— Set task —
Exactly retype the lines from the top of the data through the line containing "(0,0) rectangle (743,1001);", leaving out every picture.

— Entries with chart source code —
----------------
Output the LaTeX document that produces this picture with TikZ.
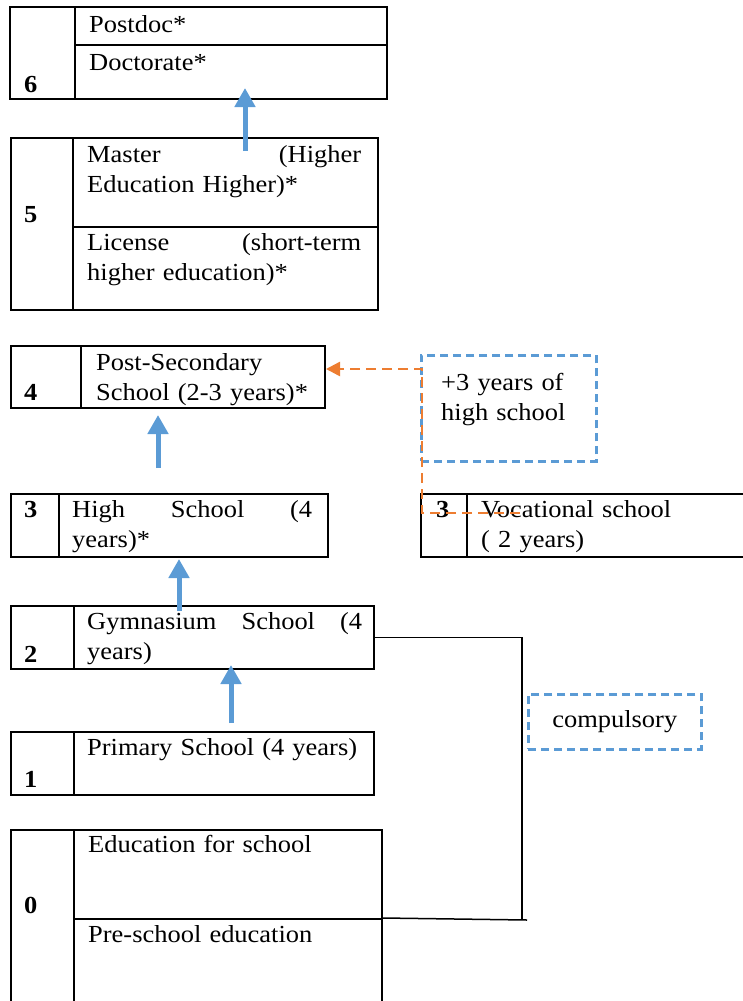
\documentclass[tikz,border=0pt]{standalone}
\usepackage{fontspec}
\setmainfont{Liberation Serif}[FakeStretch=1.08]
\usetikzlibrary{arrows.meta}
\definecolor{eduBlue}{RGB}{91,155,213}
\definecolor{eduOrange}{RGB}{237,125,49}
\newcommand{\edufont}{\fontsize{24.5pt}{30pt}\selectfont}
\tikzstyle{cell} = [rectangle, draw=black, line width=2pt, inner sep=0pt, anchor=north west]
\tikzstyle{lvlnum} = [anchor=base west, inner sep=0pt, font=\edufont\bfseries]
\tikzstyle{entry} = [anchor=base west, inner sep=0pt, align=left, text width=280pt]
\tikzstyle{note} = [rectangle, draw=eduBlue, line width=2.5pt, dash pattern=on 8pt off 5pt, inner sep=0pt, anchor=north west]
\tikzstyle{uparrow} = [line width=5pt, eduBlue, -{Triangle[width=20pt,length=19pt]}]
\tikzstyle{dasharrow} = [line width=2.5pt, eduOrange, dash pattern=on 10pt off 6pt, -{Triangle[width=14pt,length=14pt]}]
\tikzstyle{bracket} = [line width=1.5pt, draw=black]
\begin{document}
\begin{tikzpicture}[x=1pt, y=-1pt, font=\edufont]
\useasboundingbox (0,0) rectangle (743,1001);

% level 6
\node [cell, minimum width=65pt, minimum height=92pt] (n6) at (9,6) {};
\node [cell, minimum width=312pt, minimum height=38pt] (postdoc) at (74,6) {};
\node [cell, minimum width=312pt, minimum height=54pt] (doctorate) at (74,44) {};
\node [lvlnum] (l6) at (24,92) {6};
\node [entry] (t6a) at (89,32) {Postdoc*};
\node [entry] (t6b) at (89,70) {Doctorate*};

% level 5
\node [cell, minimum width=62pt, minimum height=172pt] (n5) at (10,137) {};
\node [cell, minimum width=305pt, minimum height=89pt] (master) at (72,137) {};
\node [cell, minimum width=305pt, minimum height=83pt] (license) at (72,226) {};
\node [lvlnum] (l5) at (24,222) {5};
\node [entry, text width=274pt] (t5a) at (87,162) {Master\hfill(Higher\\Education Higher)*};
\node [entry, text width=274pt] (t5b) at (87,250) {License\hfill(short-term\\higher education)*};

% level 4
\node [cell, minimum width=70pt, minimum height=62pt] (n4) at (10,345) {};
\node [cell, minimum width=244pt, minimum height=62pt] (post) at (80,345) {};
\node [lvlnum] (l4) at (24,400) {4};
\node [entry] (t4) at (96,370) {Post-Secondary\\School (2-3 years)*};

% level 3
\node [cell, minimum width=48pt, minimum height=63pt] (n3) at (10,493) {};
\node [cell, minimum width=269pt, minimum height=63pt] (high) at (58,493) {};
\node [lvlnum] (l3) at (24,517) {3};
\node [entry, text width=240pt] (t3) at (72,517) {High\hfill School\hfill(4\\years)*};

\node [cell, minimum width=46pt, minimum height=63pt] (vocnum) at (420,493) {};
\node [cell, minimum width=290pt, minimum height=63pt] (voc) at (466,493) {};
\node [lvlnum] (lv) at (436,517) {3};
\node [entry] (tv) at (481,517) {Vocational school\\( 2 years)};

\node [note, minimum width=175pt, minimum height=106pt] (hsnote) at (420,354) {};
\node [entry] (ths) at (441,390) {+3 years of\\high school};

% level 2
\node [cell, minimum width=63pt, minimum height=63pt] (n2) at (10,605) {};
\node [cell, minimum width=300pt, minimum height=63pt] (gym) at (73,605) {};
\node [lvlnum] (l2) at (24,662) {2};
\node [entry, text width=275pt] (t2) at (87,629) {Gymnasium\hfill School\hfill(4\\years)};

% level 1
\node [cell, minimum width=63pt, minimum height=63pt] (n1) at (10,731) {};
\node [cell, minimum width=300pt, minimum height=63pt] (prim) at (73,731) {};
\node [lvlnum] (l1) at (24,787) {1};
\node [entry] (t1) at (87,755) {Primary School (4 years)};

% level 0
\node [cell, minimum width=63pt, minimum height=190pt] (n0) at (10,829) {};
\node [cell, minimum width=308pt, minimum height=89pt] (edu) at (73,829) {};
\node [cell, minimum width=308pt, minimum height=100pt] (pre) at (73,918) {};
\node [lvlnum] (l0) at (24,913) {0};
\node [entry] (t0a) at (88,852) {Education for school};
\node [entry] (t0b) at (88,942) {Pre-school education};

\node [note, minimum width=173pt, minimum height=55pt] (comp) at (527,693) {compulsory};

% connectors
\coordinate (vs) at (520,513);
\coordinate (bb) at (522,920);

\draw [uparrow] ([xshift=19.5pt,yshift=-14pt]master.north) -- ([xshift=14pt,yshift=12pt]doctorate.south);
\draw [uparrow] ([xshift=-35.5pt,yshift=25pt]high.north) -- ([xshift=-45pt,yshift=-6pt]post.south);
\draw [uparrow] ([xshift=-45pt,yshift=-6pt]gym.north) -- ([xshift=-14.5pt,yshift=-1pt]high.south);
\draw [uparrow] ([xshift=7pt,yshift=8pt]prim.north) -- ([xshift=7pt,yshift=5pt]gym.south);

\draw [dasharrow] (vs) -- ([xshift=2pt]vs -| hsnote.west) |- ([yshift=8pt]post.east);

\draw [bracket] (gym.east) -| (bb);
\draw [bracket] (pre.north east) -- ([xshift=5pt]bb);

\end{tikzpicture}
\end{document}
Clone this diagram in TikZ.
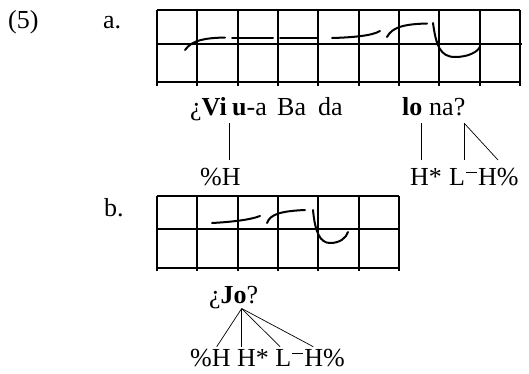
\documentclass[tikz,border=0pt]{standalone}
\usepackage{fontspec}
\setmainfont{Liberation Serif}
\newcommand{\Lminus}{L\kern0.04em\raisebox{0.46em}{\rule{0.42em}{1.1pt}}\kern0.04em}
\begin{document}
\begin{tikzpicture}[x=1pt,y=-1pt,
  gridline/.style={line width=2.1pt},
  contour/.style={line width=2pt, line cap=round},
  assoc/.style={line width=0.7pt},
  lbl/.style={inner sep=0pt, anchor=base west, font=\fontsize{26}{30}\selectfont}]
\useasboundingbox (0,0) rectangle (529,373);
% grid a
\foreach \i in {0,...,9} \draw[gridline] ({157+40.33*\i},10) -- ({157+40.33*\i},86);
\draw[gridline] (157,10) -- (520,10);
\draw[gridline] (157,44) -- (522,44);
\draw[gridline] (157,82) -- (520,82);
% contour a
\draw[contour] (185,50) .. controls (192,40) and (205,38) .. (225,37.5);
\draw[contour] (232,37.5) -- (273,37.5);
\draw[contour] (280,37.5) -- (318,37.5);
\draw[contour] (332,38) .. controls (350,37.5) and (372,36) .. (380,31);
\draw[contour] (387,37) .. controls (392,27) and (405,24) .. (427,23.5);
\draw[contour] (433,23) .. controls (436,45) and (440,57) .. (455,57) .. controls (468,57) and (478,52) .. (480,46.5);
% grid b
\foreach \i in {0,...,6} \draw[gridline] ({157+40.33*\i},196) -- ({157+40.33*\i},271);
\draw[gridline] (157,196) -- (399,196);
\draw[gridline] (157,229) -- (399,229);
\draw[gridline] (157,268) -- (399,268);
% contour b
\draw[contour] (212,223) .. controls (230,222) and (250,220) .. (260,216);
\draw[contour] (267,223) .. controls (270,214) and (282,211) .. (305,210);
\draw[contour] (313,210) .. controls (315,232) and (320,243) .. (330,243) .. controls (340,243) and (346,238) .. (348,232);
% labels
\node[lbl] (ex) at (8,28) {(5)};
\node[lbl] (la) at (103,28) {a.};
\node[lbl] (lb) at (104,216) {b.};
% words a
\node[lbl] (w1) at (190,115) {¿\textbf{Vi}};
\node[lbl] (w2) at (232,115) {\textbf{u}-a};
\node[lbl] (w3) at (277,115) {Ba};
\node[lbl] (w4) at (318,115) {da};
\node[lbl] (w5) at (402,115) {\textbf{lo}};
\node[lbl] (w6) at (429,115) {na?};
% tones a
\node[lbl] (t1) at (200,185) {\%H};
\node[lbl] (t2) at (410,185) {H*};
\node[lbl] (t3) at (449,185) {\Lminus H\%};
\coordinate (a1) at (229,123); \coordinate (a1e) at (229,160);
\coordinate (a2) at (421,123); \coordinate (a2e) at (421,160);
\coordinate (a3) at (464,123); \coordinate (a3e) at (464,160);
\coordinate (a4e) at (498,160);
\draw[assoc] (a1) -- (a1e);
\draw[assoc] (a2) -- (a2e);
\draw[assoc] (a3) -- (a3e);
\draw[assoc] (a3) -- (a4e);
% b
\node[lbl] (jo) at (209,303) {¿\textbf{Jo}?};
\node[lbl] (t4) at (190,366) {\%H H* \Lminus H\%};
\coordinate (apex) at (241.7,308.5);
\coordinate (b1) at (216.7,346.7);
\coordinate (b2) at (241.7,346.7);
\coordinate (b3) at (280,346.7);
\coordinate (b4) at (313.3,346.7);
\draw[assoc] (apex) -- (b1);
\draw[assoc] (apex) -- (b2);
\draw[assoc] (apex) -- (b3);
\draw[assoc] (apex) -- (b4);
\end{tikzpicture}
\end{document}
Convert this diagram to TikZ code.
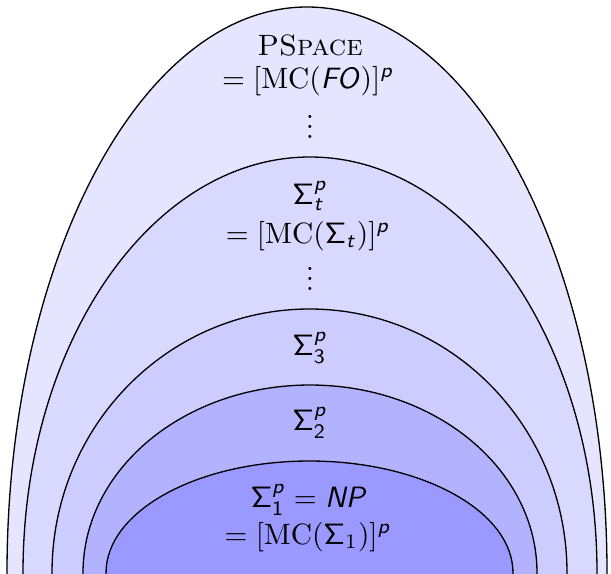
\documentclass[tikz,border=0pt]{standalone}
\DeclareMathAlphabet{\mathsfup}{OT1}{cmss}{m}{n}
\DeclareMathAlphabet{\mathsfit}{OT1}{cmss}{m}{sl}
\newcommand{\sfeq}{\mathrel{\textsf{=}}}
\newcommand{\Sg}{\mathsfup{\Sigma}}
\newcommand{\vdts}{\vbox{\baselineskip3.4pt\lineskiplimit0pt\hbox{.}\hbox{.}\hbox{.}}}
\begin{document}
\begin{tikzpicture}[x=0.34pt,y=-0.34pt,
  ring/.style={draw=black, line width=0.45pt},
  lbl/.style={inner sep=0pt, anchor=center}]
\useasboundingbox (0,0) rectangle (611,573);
\begin{scope}
  \clip (0,0) rectangle (611,573);
  \filldraw[ring, fill=blue!10] (307,573) ellipse [x radius=300, y radius=566];
  \filldraw[ring, fill=blue!15] (310,573) ellipse [x radius=287, y radius=416];
  \filldraw[ring, fill=blue!20] (309.5,573) ellipse [x radius=257.5, y radius=264];
  \filldraw[ring, fill=blue!30] (310,573) ellipse [x radius=227, y radius=188];
  \filldraw[ring, fill=blue!40] (309.5,573) ellipse [x radius=203.5, y radius=112];
\end{scope}
\node[lbl] (pspace) at (310,45) {\textsc{PSpace}};
\node[lbl] (pspaceeq) at (308,81) {$\sfeq [\mathrm{MC}(\mathsfit{FO})]^{\mathsfit{p}}$};
\node[lbl] (dotsa) at (310,127) {\vdts};
\node[lbl] (sigt) at (310,196) {$\Sg^{\mathsfit{p}}_{\mathsfit{t}}$};
\node[lbl] (sigteq) at (308,236) {$\sfeq [\mathrm{MC}(\Sg_{\mathsfit{t}})]^{\mathsfit{p}}$};
\node[lbl] (dotsb) at (310,279) {\vdts};
\node[lbl] (sig3) at (310,348) {$\Sg^{\mathsfit{p}}_{\mathsfup{3}}$};
\node[lbl] (sig2) at (310,423) {$\Sg^{\mathsfit{p}}_{\mathsfup{2}}$};
\node[lbl] (sig1) at (309,500) {$\Sg^{\mathsfit{p}}_{\mathsfup{1}} \sfeq \mathsfit{NP}$};
\node[lbl] (sig1eq) at (308,537) {$\sfeq [\mathrm{MC}(\Sg_{1})]^{\mathsfit{p}}$};
\end{tikzpicture}
\end{document}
----------------
— Finished exercise —
Output the LaTeX document that produces this picture with TikZ.
\documentclass[tikz,border=0pt]{standalone}
\usepackage{fontspec}
\setmainfont{Liberation Serif}[FakeStretch=1.08]
\usetikzlibrary{arrows.meta}
\definecolor{eduBlue}{RGB}{91,155,213}
\definecolor{eduOrange}{RGB}{237,125,49}
\newcommand{\edufont}{\fontsize{24.5pt}{30pt}\selectfont}
\tikzstyle{cell} = [rectangle, draw=black, line width=2pt, inner sep=0pt, anchor=north west]
\tikzstyle{lvlnum} = [anchor=base west, inner sep=0pt, font=\edufont\bfseries]
\tikzstyle{entry} = [anchor=base west, inner sep=0pt, align=left, text width=280pt]
\tikzstyle{note} = [rectangle, draw=eduBlue, line width=2.5pt, dash pattern=on 8pt off 5pt, inner sep=0pt, anchor=north west]
\tikzstyle{uparrow} = [line width=5pt, eduBlue, -{Triangle[width=20pt,length=19pt]}]
\tikzstyle{dasharrow} = [line width=2.5pt, eduOrange, dash pattern=on 10pt off 6pt, -{Triangle[width=14pt,length=14pt]}]
\tikzstyle{bracket} = [line width=1.5pt, draw=black]
\begin{document}
\begin{tikzpicture}[x=1pt, y=-1pt, font=\edufont]
\useasboundingbox (0,0) rectangle (743,1001);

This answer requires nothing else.